**What to do:** From the listing below, pick out each line with the word "matplotlib".

Recorded information start

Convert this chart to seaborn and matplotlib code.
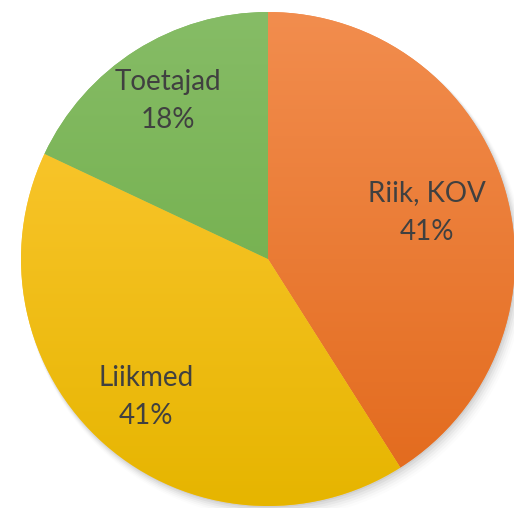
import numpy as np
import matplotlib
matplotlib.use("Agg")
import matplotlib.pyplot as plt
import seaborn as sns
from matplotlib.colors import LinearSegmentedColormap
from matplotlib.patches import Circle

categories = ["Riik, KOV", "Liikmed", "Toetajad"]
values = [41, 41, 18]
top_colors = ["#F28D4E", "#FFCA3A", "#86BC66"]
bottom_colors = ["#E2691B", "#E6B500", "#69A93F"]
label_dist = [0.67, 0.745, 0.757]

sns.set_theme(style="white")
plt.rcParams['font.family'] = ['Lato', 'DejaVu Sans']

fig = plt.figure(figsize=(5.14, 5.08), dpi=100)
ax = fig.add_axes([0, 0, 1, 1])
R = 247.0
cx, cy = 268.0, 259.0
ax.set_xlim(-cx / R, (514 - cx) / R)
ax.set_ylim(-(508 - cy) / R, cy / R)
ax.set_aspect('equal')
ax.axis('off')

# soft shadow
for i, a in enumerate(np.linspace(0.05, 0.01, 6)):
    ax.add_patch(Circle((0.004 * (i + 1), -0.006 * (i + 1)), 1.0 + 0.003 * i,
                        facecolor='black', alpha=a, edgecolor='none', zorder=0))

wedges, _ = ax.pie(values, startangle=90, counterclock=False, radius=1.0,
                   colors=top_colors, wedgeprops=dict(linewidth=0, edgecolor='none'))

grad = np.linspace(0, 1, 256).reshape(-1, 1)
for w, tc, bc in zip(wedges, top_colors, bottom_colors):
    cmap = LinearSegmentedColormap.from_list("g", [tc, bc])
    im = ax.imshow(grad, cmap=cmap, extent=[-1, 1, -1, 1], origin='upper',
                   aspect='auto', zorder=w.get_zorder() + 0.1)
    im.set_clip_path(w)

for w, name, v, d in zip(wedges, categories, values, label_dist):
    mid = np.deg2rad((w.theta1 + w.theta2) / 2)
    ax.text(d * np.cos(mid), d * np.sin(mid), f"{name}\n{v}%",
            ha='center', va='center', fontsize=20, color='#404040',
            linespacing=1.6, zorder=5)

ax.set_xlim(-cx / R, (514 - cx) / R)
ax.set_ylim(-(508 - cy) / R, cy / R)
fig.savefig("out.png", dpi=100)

Recorded information end

**Complete response:**
Convert this chart to seaborn and matplotlib code.
import matplotlib
matplotlib.use("Agg")
import matplotlib.pyplot as plt
from matplotlib.colors import LinearSegmentedColormap
from matplotlib.patches import Circle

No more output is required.